Lady Gaga at the London premiere of Joker: Folie a Deux, 25 September 2024.
Lady Gaga at the London premiere of Joker: Folie a Deux on 25 September. Photograph: Anthony Harvey/Rex/Shutterstock

At the recent London premiere of twisted musical love story Joker: Folie à Deux, Lady Gaga, who stars as Harleen “Lee” Quinzel/Harley Quinn, was asked about her relationship to the character. Having studied method acting for a decade in her teens, and become highly adept on chaotically entertaining press tours for House of Gucci and A Star Is Born, Gaga described “a complex woman that wants to be whoever she wants to be at any given moment”. If the fusion between Harley Quinn and herself wasn’t already abundantly clear, she added: “And will not let anyone pin her down.”

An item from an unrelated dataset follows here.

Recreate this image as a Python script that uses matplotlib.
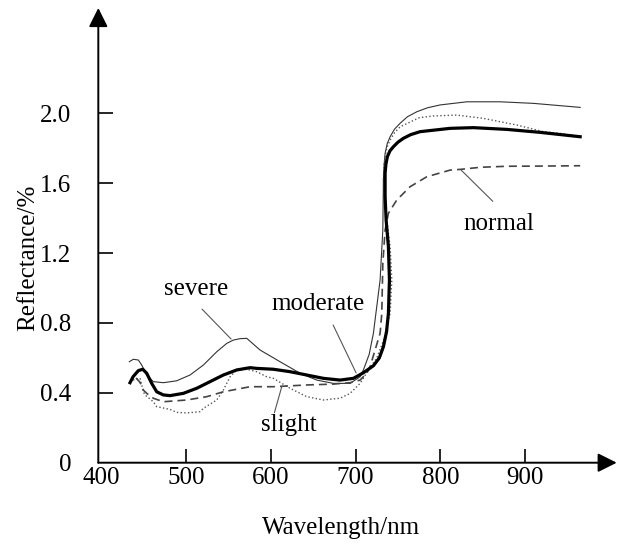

And so it is that after having teased a forthcoming seventh album of pop bangers for early next year, and with its first single apparently due next month, Gaga now drops what has been teased on billboards as “LG6.5”, a jazz-tinged, 40-minute big band curio made up of 13 songs. Harlequin is being billed as a “companion album” to the Joker sequel, rather than a proper Lady Gaga release, and features a clutch of covers alongside two originals. Within the context of Gaga’s discography it sits more alongside Cheek to Cheek and Love for Sale, her two albums of jazz standards with Tony Bennett, than it does her last album, 2020’s cyberpunk influenced electropop opus, Chromatica.

In fact, it’s basically Gaga’s recent glitzy Vegas residency, Jazz & Piano, turned into an album. Opener Good Morning, a cover of the 1939 Judy Garland and Mickey Rooney classic, sets the scene, all brass chirrups, jaunty piano and barrelling double bass. Gaga sounds totally in control, skipping around the song with a flourish, but there’s a strong whiff of big band week on The X Factor that’s hard to shift. It’s not helped by the obviousness of the song choices, which you imagine make more sense in the context of the film, but do we really need more versions of Get Happy, That’s Entertainment or closer That’s Life? Also, do we need yet more evidence that yes Gaga can really sing and yes she does come from a jazz background thank you very much?

Much better is the more laid-back World on a String, recorded by everyone from Frank Sinatra to Jermaine Jackson, which is built on a tightly wound guitar figure that soon relaxes into a warm swell of organ and echoey drums. There’s a lightness to the way Gaga glides around the melody, specifically when she sings “can’t you see I’m in love?” (Her fiance, Michael Polansky, serves as executive producer on the album.)

Having teased fans on social media with photos of her near electric guitars in recent weeks, it’s a relief to hear them on her full-blooded, ragged take on The Joker (last heard as the theme tune to Australian sitcom and enduring meme creator, Kath & Kim), which sounds as if it could have slotted nicely on to 2016’s country-rock opus, Joanne. When she lets rip with a big growling “the Joker is MEEEE” towards the end, you wish there had been a bit more of this energy throughout. Oh, When the Saints, however, undoes the amnesty on pop stars and guitars with a truly unpleasant solo that reeks of fretboard fingering.

A curio rather than a classic, Harlequin will please fans of immaculately covered jazz standards, the big band apologists and Gaga fans who felt as if she had lost some of her enthusiasm for music during Chromatica’s protracted gestation. Here, she sounds fully engaged, happy, and completely in her element as she skips between Harley Quinn’s various moods. Tellingly, on original Happy Mistake, which offers an insight into Quinn/Gaga’s psyche amid acoustic guitar and wisps of electronic static, she sings: “I can try to hide behind the makeup but the show must go on.” Nevertheless, it’s a show that feels like the prelude to a slightly more interesting next act.